La misma razón había para ser
retenido en aquella celda que para me invitaran a comer ayer en el palacio con
algunos buenos amigos: ninguna. Ni entonces ni ahora me meto en política, salvo
que por política se entienda cierto irresistible prurito de pensar por cuenta
propia y de decir lo que se piensa en el momento más inoportuno.
Viernes,
24 de abril
ELOGIO DEL PROTOCOLO
“¿Qué
tal dan de comer en la casa del Rey?”, me preguntan en la tertulia. “Pues una
comida sencilla y un trato familiar, sin mucho protocolo”, respondo.
¿Sin mucho protocolo? Hay una idea
muy rara del protocolo, como la había del diseño en los años ochenta. En un
libro bien editado, la labor del editor resulta invisible; lo mismo ocurre con
el protocolo.
Media hora de aperitivos y charla en
uno de los salones de palacio mientras van llegando los invitados. Uno de los
primeros es Luis María Anson, que se ocupa de ir saludando a todos y de evitarme
a mí. Tiene razón para estar molesto. Después de haberme llevado a colaborar al
ABC y a El Cultural, fui el que más le echó en
cara que adelantara el ganador de uno de los premios Príncipe de Asturias antes
de la votación final. Me pareció ofensivo para la Institución y un ejemplo del
peor periodismo, y así se lo dije. Me temo que no me lo perdonará nunca.

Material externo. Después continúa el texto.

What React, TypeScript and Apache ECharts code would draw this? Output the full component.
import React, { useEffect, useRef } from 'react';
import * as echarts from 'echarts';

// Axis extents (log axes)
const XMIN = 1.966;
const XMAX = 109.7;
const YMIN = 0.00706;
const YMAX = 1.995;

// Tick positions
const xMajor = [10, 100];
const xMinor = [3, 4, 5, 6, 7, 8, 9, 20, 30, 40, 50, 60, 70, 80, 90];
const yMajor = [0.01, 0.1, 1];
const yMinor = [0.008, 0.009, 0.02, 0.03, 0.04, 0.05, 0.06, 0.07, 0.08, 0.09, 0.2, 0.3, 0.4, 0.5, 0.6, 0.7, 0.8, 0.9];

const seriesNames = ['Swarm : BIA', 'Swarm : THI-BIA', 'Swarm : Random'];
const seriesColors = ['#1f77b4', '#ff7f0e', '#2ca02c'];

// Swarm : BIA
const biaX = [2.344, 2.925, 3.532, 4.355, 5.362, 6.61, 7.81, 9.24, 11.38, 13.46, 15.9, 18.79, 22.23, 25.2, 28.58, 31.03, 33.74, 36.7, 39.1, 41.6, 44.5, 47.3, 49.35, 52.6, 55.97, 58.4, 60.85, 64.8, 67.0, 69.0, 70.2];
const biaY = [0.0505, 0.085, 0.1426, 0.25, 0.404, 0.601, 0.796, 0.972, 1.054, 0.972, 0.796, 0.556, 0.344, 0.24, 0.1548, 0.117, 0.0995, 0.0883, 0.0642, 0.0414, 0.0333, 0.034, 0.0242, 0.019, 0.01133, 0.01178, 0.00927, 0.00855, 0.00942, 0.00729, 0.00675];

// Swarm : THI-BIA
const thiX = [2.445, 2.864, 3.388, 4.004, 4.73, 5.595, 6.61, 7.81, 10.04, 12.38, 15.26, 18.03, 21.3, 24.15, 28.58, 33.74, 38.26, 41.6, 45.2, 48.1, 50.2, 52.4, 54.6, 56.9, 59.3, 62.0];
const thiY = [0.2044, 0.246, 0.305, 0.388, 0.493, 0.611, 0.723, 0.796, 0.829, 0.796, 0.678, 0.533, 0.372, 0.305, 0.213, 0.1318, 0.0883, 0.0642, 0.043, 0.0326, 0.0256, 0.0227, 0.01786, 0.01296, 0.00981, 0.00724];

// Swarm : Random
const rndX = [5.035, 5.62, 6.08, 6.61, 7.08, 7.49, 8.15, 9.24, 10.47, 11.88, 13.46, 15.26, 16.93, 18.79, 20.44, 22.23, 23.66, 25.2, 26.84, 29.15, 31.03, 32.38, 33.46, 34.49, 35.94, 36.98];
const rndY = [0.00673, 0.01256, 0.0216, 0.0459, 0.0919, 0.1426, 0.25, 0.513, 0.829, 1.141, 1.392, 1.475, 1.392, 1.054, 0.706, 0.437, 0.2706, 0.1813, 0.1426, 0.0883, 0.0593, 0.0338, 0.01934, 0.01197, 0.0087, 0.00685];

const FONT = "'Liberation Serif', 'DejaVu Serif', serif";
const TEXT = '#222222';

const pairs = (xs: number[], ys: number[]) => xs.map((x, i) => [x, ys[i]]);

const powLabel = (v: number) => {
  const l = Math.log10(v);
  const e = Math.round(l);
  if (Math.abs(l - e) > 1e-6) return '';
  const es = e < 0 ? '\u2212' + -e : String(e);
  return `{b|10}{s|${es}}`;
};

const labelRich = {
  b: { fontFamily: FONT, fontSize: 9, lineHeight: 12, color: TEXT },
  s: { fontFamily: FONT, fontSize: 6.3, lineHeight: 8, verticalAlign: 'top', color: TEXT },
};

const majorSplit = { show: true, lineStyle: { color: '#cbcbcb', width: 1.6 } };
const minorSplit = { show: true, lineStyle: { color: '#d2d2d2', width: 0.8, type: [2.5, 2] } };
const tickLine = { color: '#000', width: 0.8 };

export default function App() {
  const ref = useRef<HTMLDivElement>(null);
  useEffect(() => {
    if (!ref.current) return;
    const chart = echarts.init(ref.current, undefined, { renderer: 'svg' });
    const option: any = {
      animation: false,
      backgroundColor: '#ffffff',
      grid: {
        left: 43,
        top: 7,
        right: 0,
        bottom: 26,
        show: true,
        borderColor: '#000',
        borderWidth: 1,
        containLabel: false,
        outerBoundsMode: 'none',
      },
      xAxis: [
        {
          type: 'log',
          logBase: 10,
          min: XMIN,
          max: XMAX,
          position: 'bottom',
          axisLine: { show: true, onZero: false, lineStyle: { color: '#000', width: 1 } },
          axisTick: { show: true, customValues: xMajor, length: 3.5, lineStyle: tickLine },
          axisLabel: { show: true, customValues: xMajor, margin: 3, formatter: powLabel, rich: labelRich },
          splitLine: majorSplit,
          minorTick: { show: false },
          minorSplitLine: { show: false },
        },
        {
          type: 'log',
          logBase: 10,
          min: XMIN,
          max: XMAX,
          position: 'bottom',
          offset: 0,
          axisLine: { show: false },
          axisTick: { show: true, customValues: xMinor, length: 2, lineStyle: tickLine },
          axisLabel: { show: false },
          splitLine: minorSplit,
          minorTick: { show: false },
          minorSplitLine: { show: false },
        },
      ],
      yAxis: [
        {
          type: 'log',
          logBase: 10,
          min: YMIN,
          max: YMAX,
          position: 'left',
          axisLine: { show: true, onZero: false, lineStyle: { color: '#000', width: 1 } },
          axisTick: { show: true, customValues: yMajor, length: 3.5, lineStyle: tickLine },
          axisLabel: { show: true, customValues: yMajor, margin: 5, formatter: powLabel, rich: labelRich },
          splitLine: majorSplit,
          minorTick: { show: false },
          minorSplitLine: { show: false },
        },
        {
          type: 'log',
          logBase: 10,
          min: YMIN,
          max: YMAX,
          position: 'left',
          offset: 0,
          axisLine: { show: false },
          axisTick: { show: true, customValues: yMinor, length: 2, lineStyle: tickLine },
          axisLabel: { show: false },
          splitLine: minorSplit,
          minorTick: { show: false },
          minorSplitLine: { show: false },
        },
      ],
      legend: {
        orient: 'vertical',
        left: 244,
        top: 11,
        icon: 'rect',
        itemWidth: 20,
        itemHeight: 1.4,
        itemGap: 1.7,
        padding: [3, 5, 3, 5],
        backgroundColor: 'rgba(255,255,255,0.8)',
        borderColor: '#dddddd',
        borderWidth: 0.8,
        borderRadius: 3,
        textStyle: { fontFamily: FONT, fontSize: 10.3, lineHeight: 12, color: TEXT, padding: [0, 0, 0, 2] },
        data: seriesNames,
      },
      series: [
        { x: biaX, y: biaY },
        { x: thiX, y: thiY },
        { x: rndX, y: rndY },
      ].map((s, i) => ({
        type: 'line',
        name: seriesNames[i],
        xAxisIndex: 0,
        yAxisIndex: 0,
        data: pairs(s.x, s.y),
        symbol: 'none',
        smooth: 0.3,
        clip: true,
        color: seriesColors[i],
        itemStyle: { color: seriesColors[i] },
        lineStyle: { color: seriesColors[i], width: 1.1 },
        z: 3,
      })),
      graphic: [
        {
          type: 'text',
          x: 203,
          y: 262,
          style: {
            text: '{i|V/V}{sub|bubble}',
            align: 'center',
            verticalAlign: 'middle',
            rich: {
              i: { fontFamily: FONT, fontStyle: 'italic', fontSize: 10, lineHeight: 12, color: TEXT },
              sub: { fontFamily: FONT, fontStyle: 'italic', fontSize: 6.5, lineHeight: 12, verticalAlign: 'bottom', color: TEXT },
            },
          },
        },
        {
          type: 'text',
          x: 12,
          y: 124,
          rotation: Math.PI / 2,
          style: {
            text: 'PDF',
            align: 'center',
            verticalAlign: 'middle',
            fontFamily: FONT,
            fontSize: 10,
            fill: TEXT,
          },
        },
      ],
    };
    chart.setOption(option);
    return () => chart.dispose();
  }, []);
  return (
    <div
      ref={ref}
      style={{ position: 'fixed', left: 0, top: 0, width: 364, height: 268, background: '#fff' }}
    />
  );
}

Un brevísimo discurso, un brindis
por el homenajeado, que se sienta a la derecha de la reina, y en seguida
comienza la comida: verduras estofadas con almejas y rape, de primer plato; merluza
braseada con puré y tallarines de judías verdes, de segundo, y mousse de yogur
como postre. Los vinos: Erebo Godello 2014, Quercus, cosecha 2008 y Segura
Viudas Reserva Heredad. El servicio rápido y casi invisible. Yo tenía a un lado
a mi amiga Berta Piñán y al otro a Sergio Vila-San Juan, director del
suplemento cultural de La Vanguardia,
que, como suele ser habitual, guardaba algún reproche contra mí.

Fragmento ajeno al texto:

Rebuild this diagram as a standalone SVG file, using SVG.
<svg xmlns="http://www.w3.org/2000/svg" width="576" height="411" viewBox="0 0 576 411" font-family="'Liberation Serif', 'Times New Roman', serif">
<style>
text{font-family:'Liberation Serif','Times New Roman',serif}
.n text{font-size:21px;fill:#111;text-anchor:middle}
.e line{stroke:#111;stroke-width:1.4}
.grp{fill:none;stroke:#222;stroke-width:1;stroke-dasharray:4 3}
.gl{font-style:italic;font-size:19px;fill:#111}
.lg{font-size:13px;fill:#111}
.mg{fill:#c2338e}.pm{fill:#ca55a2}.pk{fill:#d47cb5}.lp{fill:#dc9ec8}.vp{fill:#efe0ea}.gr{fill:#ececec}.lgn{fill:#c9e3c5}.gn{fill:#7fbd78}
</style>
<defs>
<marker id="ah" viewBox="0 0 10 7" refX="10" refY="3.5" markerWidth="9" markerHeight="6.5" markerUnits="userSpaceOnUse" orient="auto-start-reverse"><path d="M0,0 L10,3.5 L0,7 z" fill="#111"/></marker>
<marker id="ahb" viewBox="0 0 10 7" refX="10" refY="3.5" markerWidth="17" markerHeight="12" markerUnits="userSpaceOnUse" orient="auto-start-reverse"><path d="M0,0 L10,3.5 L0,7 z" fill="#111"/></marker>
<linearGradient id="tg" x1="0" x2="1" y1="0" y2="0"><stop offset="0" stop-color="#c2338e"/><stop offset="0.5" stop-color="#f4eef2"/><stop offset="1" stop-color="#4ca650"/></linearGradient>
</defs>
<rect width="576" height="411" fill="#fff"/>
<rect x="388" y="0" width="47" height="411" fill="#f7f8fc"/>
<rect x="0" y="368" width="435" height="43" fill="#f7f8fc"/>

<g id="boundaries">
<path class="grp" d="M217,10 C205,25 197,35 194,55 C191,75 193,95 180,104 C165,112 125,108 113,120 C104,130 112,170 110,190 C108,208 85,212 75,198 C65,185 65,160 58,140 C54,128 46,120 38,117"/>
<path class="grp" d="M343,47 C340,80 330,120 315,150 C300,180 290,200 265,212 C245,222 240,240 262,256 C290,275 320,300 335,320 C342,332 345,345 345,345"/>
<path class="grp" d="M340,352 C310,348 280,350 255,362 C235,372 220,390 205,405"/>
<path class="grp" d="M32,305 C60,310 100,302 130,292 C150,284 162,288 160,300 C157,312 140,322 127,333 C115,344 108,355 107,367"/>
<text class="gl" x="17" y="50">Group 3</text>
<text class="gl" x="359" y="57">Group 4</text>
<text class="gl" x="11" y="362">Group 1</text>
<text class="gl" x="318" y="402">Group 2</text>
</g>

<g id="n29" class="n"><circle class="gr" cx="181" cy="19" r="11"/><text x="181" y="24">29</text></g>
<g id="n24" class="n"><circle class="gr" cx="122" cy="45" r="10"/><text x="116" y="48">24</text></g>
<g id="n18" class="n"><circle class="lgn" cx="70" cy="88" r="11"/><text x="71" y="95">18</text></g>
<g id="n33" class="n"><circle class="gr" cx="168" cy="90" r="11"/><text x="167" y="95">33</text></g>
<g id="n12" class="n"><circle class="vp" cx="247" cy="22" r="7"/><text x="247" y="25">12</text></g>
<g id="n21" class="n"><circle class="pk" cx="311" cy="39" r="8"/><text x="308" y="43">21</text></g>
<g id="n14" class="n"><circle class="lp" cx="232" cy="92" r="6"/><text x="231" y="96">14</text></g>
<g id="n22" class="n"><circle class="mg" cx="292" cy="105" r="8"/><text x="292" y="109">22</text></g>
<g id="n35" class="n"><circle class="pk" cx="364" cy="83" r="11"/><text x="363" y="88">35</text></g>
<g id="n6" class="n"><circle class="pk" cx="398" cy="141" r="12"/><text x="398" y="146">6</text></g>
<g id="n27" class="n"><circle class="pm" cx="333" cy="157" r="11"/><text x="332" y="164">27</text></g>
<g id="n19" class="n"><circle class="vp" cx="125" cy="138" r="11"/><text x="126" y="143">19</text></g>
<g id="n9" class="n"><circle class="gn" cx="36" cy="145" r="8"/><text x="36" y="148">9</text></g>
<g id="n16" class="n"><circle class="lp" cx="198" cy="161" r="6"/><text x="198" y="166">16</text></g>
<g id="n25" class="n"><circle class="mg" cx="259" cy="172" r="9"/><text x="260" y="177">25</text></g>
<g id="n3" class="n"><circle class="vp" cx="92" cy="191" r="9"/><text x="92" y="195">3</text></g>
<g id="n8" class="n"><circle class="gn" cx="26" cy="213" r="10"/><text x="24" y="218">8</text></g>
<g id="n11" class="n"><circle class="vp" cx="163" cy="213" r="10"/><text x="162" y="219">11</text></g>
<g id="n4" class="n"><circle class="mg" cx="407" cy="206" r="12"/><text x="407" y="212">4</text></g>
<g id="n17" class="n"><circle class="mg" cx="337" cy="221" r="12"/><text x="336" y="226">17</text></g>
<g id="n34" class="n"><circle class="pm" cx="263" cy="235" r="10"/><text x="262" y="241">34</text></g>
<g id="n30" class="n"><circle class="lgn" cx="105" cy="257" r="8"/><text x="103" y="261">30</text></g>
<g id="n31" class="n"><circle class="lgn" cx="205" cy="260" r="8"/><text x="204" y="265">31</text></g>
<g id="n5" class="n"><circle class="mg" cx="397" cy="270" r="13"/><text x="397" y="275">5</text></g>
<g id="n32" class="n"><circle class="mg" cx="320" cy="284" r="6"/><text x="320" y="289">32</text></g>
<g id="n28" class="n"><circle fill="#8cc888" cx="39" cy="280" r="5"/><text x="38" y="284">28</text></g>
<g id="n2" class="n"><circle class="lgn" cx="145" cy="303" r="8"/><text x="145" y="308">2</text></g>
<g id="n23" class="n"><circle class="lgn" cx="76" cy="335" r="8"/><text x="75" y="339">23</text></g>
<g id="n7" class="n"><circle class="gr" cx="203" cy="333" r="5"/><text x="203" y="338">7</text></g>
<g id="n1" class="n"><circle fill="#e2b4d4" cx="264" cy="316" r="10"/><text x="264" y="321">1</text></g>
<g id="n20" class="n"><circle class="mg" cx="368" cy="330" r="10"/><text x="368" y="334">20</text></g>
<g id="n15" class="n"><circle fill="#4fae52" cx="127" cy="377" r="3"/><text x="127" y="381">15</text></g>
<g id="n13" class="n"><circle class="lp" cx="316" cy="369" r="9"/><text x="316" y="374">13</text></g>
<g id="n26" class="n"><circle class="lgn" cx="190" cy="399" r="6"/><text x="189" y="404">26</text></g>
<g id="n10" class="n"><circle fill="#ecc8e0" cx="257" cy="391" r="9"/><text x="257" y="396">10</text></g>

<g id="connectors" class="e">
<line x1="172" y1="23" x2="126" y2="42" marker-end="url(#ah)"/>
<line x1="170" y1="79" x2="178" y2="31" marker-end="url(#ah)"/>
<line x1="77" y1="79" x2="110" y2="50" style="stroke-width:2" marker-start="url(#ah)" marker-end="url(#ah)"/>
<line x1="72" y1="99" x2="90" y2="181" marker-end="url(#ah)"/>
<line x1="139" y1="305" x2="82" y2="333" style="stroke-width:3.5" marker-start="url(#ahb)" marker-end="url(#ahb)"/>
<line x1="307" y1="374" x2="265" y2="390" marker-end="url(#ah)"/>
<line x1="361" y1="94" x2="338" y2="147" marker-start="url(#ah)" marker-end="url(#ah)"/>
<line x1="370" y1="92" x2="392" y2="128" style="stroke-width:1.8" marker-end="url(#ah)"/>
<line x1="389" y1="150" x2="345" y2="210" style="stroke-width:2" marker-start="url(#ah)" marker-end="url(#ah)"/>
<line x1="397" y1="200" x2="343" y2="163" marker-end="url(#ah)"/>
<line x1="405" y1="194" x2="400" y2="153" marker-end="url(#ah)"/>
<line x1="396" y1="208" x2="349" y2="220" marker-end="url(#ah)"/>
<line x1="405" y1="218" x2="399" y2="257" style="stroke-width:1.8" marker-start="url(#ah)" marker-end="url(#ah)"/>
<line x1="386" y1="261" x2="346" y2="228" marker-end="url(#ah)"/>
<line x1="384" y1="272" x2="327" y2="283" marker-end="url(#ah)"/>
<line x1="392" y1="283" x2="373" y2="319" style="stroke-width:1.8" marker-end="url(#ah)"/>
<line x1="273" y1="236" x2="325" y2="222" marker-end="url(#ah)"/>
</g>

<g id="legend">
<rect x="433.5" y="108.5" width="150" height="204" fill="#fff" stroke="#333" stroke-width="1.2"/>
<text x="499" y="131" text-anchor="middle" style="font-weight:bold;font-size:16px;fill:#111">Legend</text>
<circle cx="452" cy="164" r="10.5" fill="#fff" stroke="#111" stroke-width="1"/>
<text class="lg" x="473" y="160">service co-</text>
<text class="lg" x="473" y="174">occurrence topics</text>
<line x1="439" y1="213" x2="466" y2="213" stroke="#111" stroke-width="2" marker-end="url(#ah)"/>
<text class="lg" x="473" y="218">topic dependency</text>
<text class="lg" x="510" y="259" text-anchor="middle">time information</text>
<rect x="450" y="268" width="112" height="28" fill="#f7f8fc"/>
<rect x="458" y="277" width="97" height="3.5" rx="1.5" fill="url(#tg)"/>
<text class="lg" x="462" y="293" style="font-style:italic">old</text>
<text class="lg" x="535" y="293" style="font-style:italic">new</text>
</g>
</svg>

Afortunadamente, la sangre no llegó al río y nos reconciliamos enseguida.
Pasamos luego a tomar café a otro de los salones. El rey, como buen anfitrión,
se fijó en que Juan Goytisolo, tras algunos saludos, se había sentado solo en un
tresillo. Se apresuró a sentarse a su lado. Antonio Gamoneda se acercó y le
invió a sentarse al otro. Y era curiosa la estampa del joven rey entre los dos
ancianos. Sobre todo porque, al poco rato, Goytisolo, cansado de hablar, miraba
al vacío y Gamoneda tenía la cabeza baja como si echara una cabezadita. El rey
seguía con la cara afable como de cuidador que se gana la vida acompañando
ancianos y está contento con su trabajo.
Yo, que como todo niño curioso no
sería mal periodista, me dedicaba a observar a unos y a otros. Con Víctor de la
Concha hablé del libelo de Morán (“Desde el primer momento, preferí no replicar
nada”) y luego me preguntó por su amigo José Manuel Feito, al que elogió
reiteradamente (“Es la persona que más sabe de cerámica y un poeta finísimo”).

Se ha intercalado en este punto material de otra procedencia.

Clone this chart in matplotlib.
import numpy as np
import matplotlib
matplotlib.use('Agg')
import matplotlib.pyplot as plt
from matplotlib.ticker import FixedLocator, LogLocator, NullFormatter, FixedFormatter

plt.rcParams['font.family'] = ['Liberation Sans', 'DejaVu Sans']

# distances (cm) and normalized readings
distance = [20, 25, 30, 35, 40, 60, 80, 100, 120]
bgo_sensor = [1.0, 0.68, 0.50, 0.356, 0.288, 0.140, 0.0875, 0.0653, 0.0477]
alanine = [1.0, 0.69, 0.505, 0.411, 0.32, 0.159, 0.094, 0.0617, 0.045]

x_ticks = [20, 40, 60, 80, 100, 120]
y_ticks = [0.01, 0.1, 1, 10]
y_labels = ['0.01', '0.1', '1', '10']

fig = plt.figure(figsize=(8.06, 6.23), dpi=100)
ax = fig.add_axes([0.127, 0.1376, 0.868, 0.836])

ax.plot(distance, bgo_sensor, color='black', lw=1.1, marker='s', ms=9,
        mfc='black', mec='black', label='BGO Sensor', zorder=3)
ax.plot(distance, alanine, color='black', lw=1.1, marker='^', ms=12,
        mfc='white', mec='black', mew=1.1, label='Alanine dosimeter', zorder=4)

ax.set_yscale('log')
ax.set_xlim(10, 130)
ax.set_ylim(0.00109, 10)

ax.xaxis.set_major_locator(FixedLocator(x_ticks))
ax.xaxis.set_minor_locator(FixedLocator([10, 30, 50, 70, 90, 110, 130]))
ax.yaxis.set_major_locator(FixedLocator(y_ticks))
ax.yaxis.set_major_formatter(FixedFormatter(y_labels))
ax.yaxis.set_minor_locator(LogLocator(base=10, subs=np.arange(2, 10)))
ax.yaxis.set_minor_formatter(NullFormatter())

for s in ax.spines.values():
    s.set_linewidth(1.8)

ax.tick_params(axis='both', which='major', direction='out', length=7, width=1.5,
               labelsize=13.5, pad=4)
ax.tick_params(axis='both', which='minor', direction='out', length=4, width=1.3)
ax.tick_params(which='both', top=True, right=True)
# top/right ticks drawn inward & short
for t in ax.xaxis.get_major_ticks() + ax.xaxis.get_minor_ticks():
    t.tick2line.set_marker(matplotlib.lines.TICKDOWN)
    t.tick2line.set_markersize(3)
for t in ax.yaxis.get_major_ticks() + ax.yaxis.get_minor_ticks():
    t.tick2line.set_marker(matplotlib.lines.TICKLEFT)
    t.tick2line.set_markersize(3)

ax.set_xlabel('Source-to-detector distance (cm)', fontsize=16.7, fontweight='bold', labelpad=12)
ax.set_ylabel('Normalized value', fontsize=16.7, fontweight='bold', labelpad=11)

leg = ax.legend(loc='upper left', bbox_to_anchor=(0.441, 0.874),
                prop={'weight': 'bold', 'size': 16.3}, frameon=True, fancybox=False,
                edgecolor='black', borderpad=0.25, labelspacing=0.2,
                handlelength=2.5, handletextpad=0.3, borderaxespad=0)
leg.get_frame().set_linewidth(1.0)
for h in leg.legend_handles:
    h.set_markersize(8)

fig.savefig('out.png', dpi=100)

Quisieron los más jóvenes saludar a
Gamoneda. Yo me hice a un lado. “Me detesta --les dije-- porque hace veinte años publiqué
una reseña poco elogiosa de su Libro del
frío. No quiero ponerle en el brete de tener que mostrarse descortés”. Creyeron
que exageraba, pero entonces les conté la anécdota de otro 23 de abril. Desayunaba
yo solo en el comedor del hotel, cuando apareció Gamoneda y fue a sentarse
frente a mí, a pesar de que había varias mesas vacías. Como me miró varias
veces, me creí en la obligación de saludarle: “No sé si me recuerda usted,
soy...”. Me interrumpió con cara de pocos amigos: “Sé perfectamente quién es,
pero no tengo ningún interés en hablar con usted”. Como no había nadie cerca, y
por lo tanto no tenía la obligación de ser ingenioso, me limité a responder “encantado,
lo mismo digo” y a seguir disfrutando tranquilamente de mi desayuno.